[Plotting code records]
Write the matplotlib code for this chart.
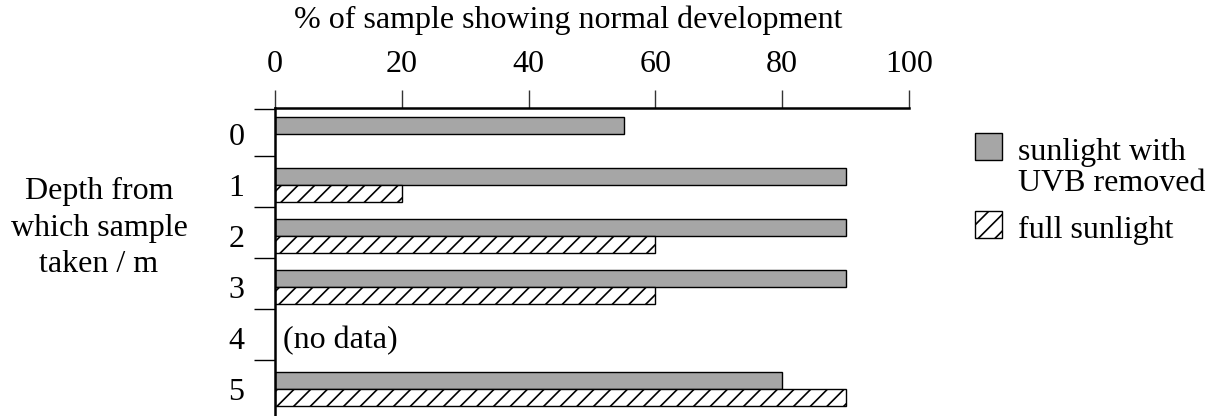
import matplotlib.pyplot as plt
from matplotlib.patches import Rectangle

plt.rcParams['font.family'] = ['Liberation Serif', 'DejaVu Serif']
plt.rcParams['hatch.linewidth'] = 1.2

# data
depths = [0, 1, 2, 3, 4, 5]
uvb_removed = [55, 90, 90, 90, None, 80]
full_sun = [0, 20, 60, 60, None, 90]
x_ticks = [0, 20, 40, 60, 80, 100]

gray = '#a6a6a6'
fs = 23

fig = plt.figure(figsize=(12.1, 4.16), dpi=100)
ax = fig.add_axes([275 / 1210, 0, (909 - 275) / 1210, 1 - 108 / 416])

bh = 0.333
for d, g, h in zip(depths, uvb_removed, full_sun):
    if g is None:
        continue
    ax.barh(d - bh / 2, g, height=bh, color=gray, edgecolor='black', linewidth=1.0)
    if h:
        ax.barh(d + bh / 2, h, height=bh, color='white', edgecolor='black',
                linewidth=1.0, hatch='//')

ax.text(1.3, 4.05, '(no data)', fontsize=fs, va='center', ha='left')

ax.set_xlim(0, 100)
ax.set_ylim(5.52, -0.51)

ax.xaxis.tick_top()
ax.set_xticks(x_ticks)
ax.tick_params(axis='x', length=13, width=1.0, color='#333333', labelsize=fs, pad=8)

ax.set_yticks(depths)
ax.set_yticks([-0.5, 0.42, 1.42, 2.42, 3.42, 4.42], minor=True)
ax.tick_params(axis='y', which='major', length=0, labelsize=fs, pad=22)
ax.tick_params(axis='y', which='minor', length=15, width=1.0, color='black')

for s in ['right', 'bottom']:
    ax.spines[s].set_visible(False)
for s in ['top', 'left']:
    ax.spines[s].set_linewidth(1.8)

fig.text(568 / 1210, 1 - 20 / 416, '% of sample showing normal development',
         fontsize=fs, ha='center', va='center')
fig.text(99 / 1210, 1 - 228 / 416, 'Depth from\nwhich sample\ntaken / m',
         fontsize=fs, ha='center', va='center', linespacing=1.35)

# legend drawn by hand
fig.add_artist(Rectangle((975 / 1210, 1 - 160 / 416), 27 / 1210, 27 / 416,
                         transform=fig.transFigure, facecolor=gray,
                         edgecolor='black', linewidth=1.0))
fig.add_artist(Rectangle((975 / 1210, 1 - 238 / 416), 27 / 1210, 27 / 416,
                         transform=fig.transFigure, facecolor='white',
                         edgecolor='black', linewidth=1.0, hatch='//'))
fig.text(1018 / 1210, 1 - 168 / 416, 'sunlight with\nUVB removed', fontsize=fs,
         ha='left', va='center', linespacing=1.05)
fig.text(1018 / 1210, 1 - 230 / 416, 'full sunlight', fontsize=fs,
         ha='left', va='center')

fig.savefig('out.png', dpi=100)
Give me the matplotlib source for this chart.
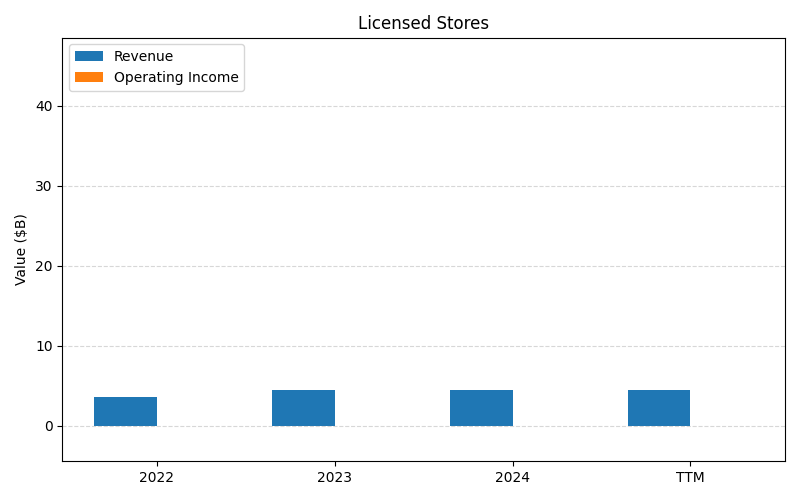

▸ TASK DIRECTIONS: From the records above, pick out and copy each line holding the word "this".

▸ FINISHED TASK:
Write the matplotlib code for this chart.
Give me the matplotlib source for this chart.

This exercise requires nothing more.